A collector who has failed to comply with the act generally will be held liable for any actual damage sustained by the plaintiff as a result of such failure (§ 1692k(a)(1)) plus court costs and a reasonable attorney’s fee (§ 1692k(a)(3)) plus other relief varying with the circumstances. Attorney fees usually are assessed using the “lodestar” method common in other contexts. Gastineau v. Wright, 592 F.3d 747 (7th Cir. 2010). The attorney’s fees may be awarded to the prevailing plaintiff even if actual damages are not. An award of fees generally is regarded as mandatory if the plaintiff prevails on the merits. Schlacher v. Law Off. of Phillip J. Rotche & Assoc., 574 F.3d 852 (7th Cir. 2009). However, to be entitled to fees the plaintiff must prevail on the merits in some respect. Dechert v. Cadle & Co., 441 F.3d 474 (7th Cir. 2006).
If the case is brought by an individual, the court may award additional damages (often called “statutory damages”) not exceeding $1,000. § 1692k(a)(2)(A). The right to a jury trial applies to both the actual and the statutory damages, if requested.
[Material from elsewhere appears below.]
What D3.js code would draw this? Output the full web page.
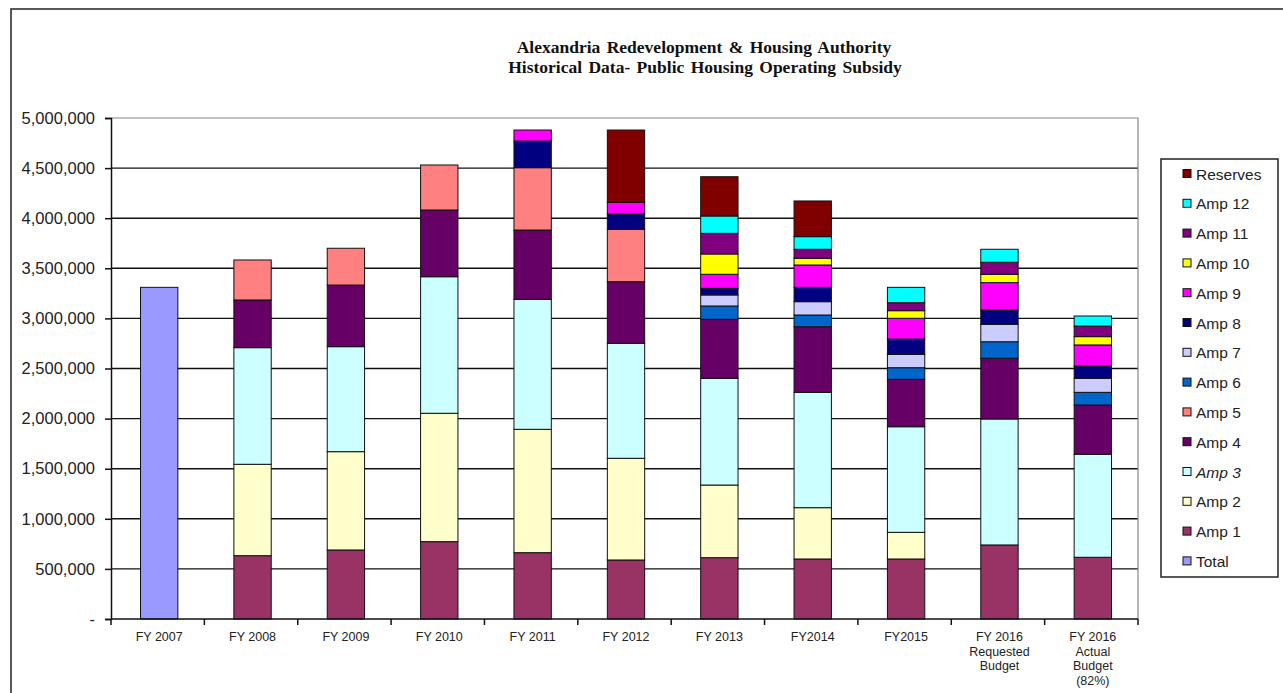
<!DOCTYPE html>
<html>
<head>
<meta charset="utf-8">
<script src="https://cdn.jsdelivr.net/npm/d3@7"></script>
<style>
  body { margin: 0; background: #fff; }
  svg { display: block; font-family: "Liberation Sans", Arial, sans-serif; }
</style>
</head>
<body>
<svg id="chart" width="1283" height="693"></svg>
<script>
// categories (x axis)
const categories = ["FY 2007","FY 2008","FY 2009","FY 2010","FY 2011","FY 2012","FY 2013","FY2014","FY2015","FY 2016 Requested","FY 2016 Actual"];
const categoryLines = [["FY 2007"],["FY 2008"],["FY 2009"],["FY 2010"],["FY 2011"],["FY 2012"],["FY 2013"],["FY2014"],["FY2015"],["FY 2016","Requested","Budget"],["FY 2016","Actual","Budget","(82%)"]];

// series, bottom of the stack first
const total    = [3310000,0,0,0,0,0,0,0,0,0,0];
const amp1     = [0,632000,689000,772000,662000,589000,612000,599000,599000,739000,616000];
const amp2     = [0,912000,981000,1281000,1231000,1015000,725000,512000,266000,0,0];
const amp3     = [0,1164000,1048000,1363000,1297000,1147000,1065000,1151000,1054000,1257000,1028000];
const amp4     = [0,476000,615000,666000,692000,615000,589000,655000,473000,606000,492000];
const amp5     = [0,399000,367000,449000,622000,523000,0,0,0,0,0];
const amp6     = [0,0,0,0,0,0,133000,117000,116000,165000,126000];
const amp7     = [0,0,0,0,0,0,110000,133000,133000,174000,140000];
const amp8     = [0,0,0,0,266000,153000,66000,143000,153000,143000,123000];
const amp9     = [0,0,0,0,110000,116000,140000,223000,207000,273000,210000];
const amp10    = [0,0,0,0,0,0,203000,67000,76000,83000,83000];
const amp11    = [0,0,0,0,0,0,206000,90000,80000,120000,106000];
const amp12    = [0,0,0,0,0,0,173000,126000,153000,130000,100000];
const reserves = [0,0,0,0,0,722000,392000,356000,0,0,0];

const seriesNames = ["Total","Amp 1","Amp 2","Amp 3","Amp 4","Amp 5","Amp 6","Amp 7","Amp 8","Amp 9","Amp 10","Amp 11","Amp 12","Reserves"];
const seriesValues = [total,amp1,amp2,amp3,amp4,amp5,amp6,amp7,amp8,amp9,amp10,amp11,amp12,reserves];
const seriesColors = ["#9999ff","#993366","#ffffcc","#ccffff","#660066","#ff8080","#0066cc","#ccccff","#000080","#ff00ff","#ffff00","#800080","#00ffff","#800000"];

const yTicks = [0,500000,1000000,1500000,2000000,2500000,3000000,3500000,4000000,4500000,5000000];

const svg = d3.select("#chart");

// outer chart border
svg.append("rect")
    .attr("x", 11).attr("y", 9)
    .attr("width", 1300).attr("height", 720)
    .attr("fill", "none")
    .attr("stroke", "#222")
    .attr("stroke-width", 1.5);

// title
const title = svg.append("text")
    .attr("text-anchor", "middle")
    .style("font-family", "'Liberation Serif', 'Times New Roman', serif")
    .style("font-weight", "bold")
    .style("font-size", "17.5px")
    .style("word-spacing", "2px")
    .attr("fill", "#111");
title.append("tspan").attr("x", 704).attr("y", 53).text("Alexandria Redevelopment & Housing Authority");
title.append("tspan").attr("x", 705).attr("y", 73).text("Historical Data- Public Housing Operating Subsidy");

const plotLeft = 111, plotRight = 1138, plotTop = 118, plotBottom = 619;

const x = d3.scaleBand()
    .domain(categories)
    .range([plotLeft, plotRight])
    .padding(0);

const y = d3.scaleLinear()
    .domain([0, 5000000])
    .range([plotBottom, plotTop]);

const barWidth = x.bandwidth() * 0.4;

// gridlines
svg.append("g")
    .selectAll("line")
    .data(yTicks.filter(d => d > 0 && d < 5000000))
    .enter()
    .append("line")
    .attr("x1", plotLeft).attr("x2", plotRight)
    .attr("y1", d => y(d)).attr("y2", d => y(d))
    .attr("stroke", "#111")
    .attr("stroke-width", 1.4);

// plot frame top/right
svg.append("path")
    .attr("d", `M${plotLeft},${y(5000000)}H${plotRight}V${plotBottom}`)
    .attr("fill", "none")
    .attr("stroke", "#888")
    .attr("stroke-width", 1.2);

// stacked bars
const table = categories.map((c, i) => {
    const row = {category: c};
    seriesNames.forEach((s, j) => row[s] = seriesValues[j][i]);
    return row;
});

const stacked = d3.stack().keys(seriesNames)(table);
const color = d3.scaleOrdinal().domain(seriesNames).range(seriesColors);

svg.append("g")
    .selectAll("g")
    .data(stacked)
    .enter()
    .append("g")
    .attr("fill", d => color(d.key))
    .selectAll("rect")
    .data(d => d.filter(p => p[1] - p[0] > 0))
    .enter()
    .append("rect")
    .attr("x", d => x(d.data.category) + (x.bandwidth() - barWidth) / 2 + 1.5)
    .attr("width", barWidth)
    .attr("y", d => y(d[1]))
    .attr("height", d => y(d[0]) - y(d[1]))
    .attr("stroke", "#111")
    .attr("stroke-width", 1);

// y axis
const yAxis = svg.append("g")
    .attr("transform", `translate(${plotLeft},0)`)
    .call(d3.axisLeft(y)
        .tickValues(yTicks)
        .tickSize(6)
        .tickPadding(10)
        .tickFormat(d => d === 0 ? "-" : d3.format(",")(d)));
yAxis.select(".domain").attr("stroke", "#111").attr("stroke-width", 1.5);
yAxis.selectAll(".tick line").attr("stroke", "#111").attr("stroke-width", 1.5);
yAxis.selectAll("text")
    .style("font-size", "16.5px")
    .attr("fill", "#222");

// x axis
svg.append("line")
    .attr("x1", plotLeft).attr("x2", plotRight)
    .attr("y1", plotBottom).attr("y2", plotBottom)
    .attr("stroke", "#111")
    .attr("stroke-width", 1.5);

svg.append("g")
    .selectAll("line")
    .data(categories.concat([null]))
    .enter()
    .append("line")
    .attr("x1", d => d === null ? plotRight : x(d))
    .attr("x2", d => d === null ? plotRight : x(d))
    .attr("y1", plotBottom).attr("y2", plotBottom + 6)
    .attr("stroke", "#111")
    .attr("stroke-width", 1.5);

const xLabels = svg.append("g")
    .selectAll("text")
    .data(categories)
    .enter()
    .append("text")
    .attr("text-anchor", "middle")
    .style("font-size", "12.5px")
    .attr("fill", "#222");

xLabels.selectAll("tspan")
    .data((d, i) => categoryLines[i].map(line => ({line, c: d})))
    .enter()
    .append("tspan")
    .attr("x", d => x(d.c) + x.bandwidth() / 2 + 1.5)
    .attr("y", (d, i) => 641 + i * 14.5)
    .text(d => d.line);

// legend
const legend = svg.append("g").attr("transform", "translate(1161,159)");

legend.append("rect")
    .attr("width", 117).attr("height", 418)
    .attr("fill", "#fff")
    .attr("stroke", "#222")
    .attr("stroke-width", 1.5);

const legendItems = legend.selectAll("g.item")
    .data(seriesNames.slice().reverse())
    .enter()
    .append("g")
    .attr("class", "item")
    .attr("transform", (d, i) => `translate(22,${15 + i * 29.8})`);

legendItems.append("rect")
    .attr("x", 0).attr("y", -4.5)
    .attr("width", 8).attr("height", 8)
    .attr("fill", d => color(d))
    .attr("stroke", "#111")
    .attr("stroke-width", 1);

legendItems.append("text")
    .attr("x", 13).attr("y", 5.5)
    .style("font-size", "15.5px")
    .style("font-style", d => d === "Amp 3" ? "italic" : "normal")
    .attr("fill", "#222")
    .text(d => d);
</script>
</body>
</html>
Statutory damages are available with or without proof of actual damages. In determining the amount of statutory damages, a court is to consider, among other relevant factors, the frequency and persistence of noncompliance by the collector, the nature of such noncompliance, and the extent to which noncompliance was intentional. § 1692k(b)(1). Although the fact that the violation was innocuous will not thwart a judgment, it may be considered in mitigating liability. § 1692k(b)(1). The $1,000 in statutory damages permitted is per proceeding, not violation. The statutory damages have sometimes been characterized as punitive (Veach v. Sheeks, 316 F.3d 690, 692 (7th Cir. 2003)), although the $1,000-per-case rule diminishes the force of that characterization somewhat.
In class actions, the court may award the statutory damages to each named plaintiff and an amount for all other class members, without regard to a minimum individual recovery, not to exceed the lesser of $500,000 or 1% of the net worth of the debt collector. § 1692k(a)(2)(B). In Sanders v. Jackson, 209 F.3d 998 (7th Cir. 2000), our court of appeals determined that net worth for purposes of this cap was book value net worth, excluding goodwill. Subject to such cap, in determining the amount of an award in a class action the court is to consider, among other things, the frequency and persistence of noncompliance by the debt collector, the nature of such noncompliance, the resources of the debt collector, the number of persons adversely affected, and the extent to which the debt collector’s noncompliance was intentional. § 1692k(b)(2). All class actions under the FDCPA are actions for money damages requiring notice to (and an opportunity to opt-out by) absent class members. Crawford v. Equifax Payment Services, Inc., 201 F.3d 877 (7th Cir. 2000).
“Bona Fide Error” Defense. FDCPA § 1692k(c) provides that a debt collector “may not be held liable in any civil action brought under this subchapter if the debt collector shows by a preponderance of evidence that the violation was not intentional and resulted from a bona fide error notwithstanding the maintenance of procedures reasonably adapted to avoid any such error.” Usually the successful defense involves a clerical-type error or a lack of knowledge. See Ross v. RJM Acq. Funding LLC, 480 F.3d 493 (7th Cir. 2007). The defense does not apply for mistakes of law as to the act’s requirements. Jerman v. Carlisle, McNellie, Rini, Kramer & Ulrich, __ U.S. __, 130 S.Ct. 1605 (2010). Moreover, our circuit is fairly strict in requiring significant preventative procedures. See Ruth v. Triumph P’ships, 577 F.3d 790 (7th Cir. 2009); Seeger v. AFNI, Inc., 548 F.3d 1107 (7th Cir. 2008); but see Ross v. RJM, cited above.
Reliance on FTC. The act provides that no provision of its civil-liability section (§ 1692k) “shall apply to any act done or omitted in good faith in conformity with any advisory opinion of the [FTC].” § 1692k(e). This provision has not been liberally applied. See Gulley v. Markoff & Krasny, 664 F.3d 1073 (7th Cir. 2011); Carter v. AMC, LLC, 645 F.3d 840 (7th Cir. 2011).
Attorney Fees For Defendants. Upon a finding that an action was brought in bad faith and for harassment, the court may award the defendant attorney’s fees reasonable in relation to the work expended and costs. § 1692k(a)(3). However, to recover under this provision defendant apparently must show that the entire suit, and not just a part of it, was brought in bad faith. Horkey v. J.V.D.B. & Assoc., 333 F.3d 769 (7th Cir. 2003). If the case was brought in federal court, sanctions may be available under Federal Rule of Civil Procedure 11 even if § 1692k(a)(3) is not met. Similarly, they presumably could be available under Illinois Supreme Court Rule 137 if a bad faith suit were brought in state court.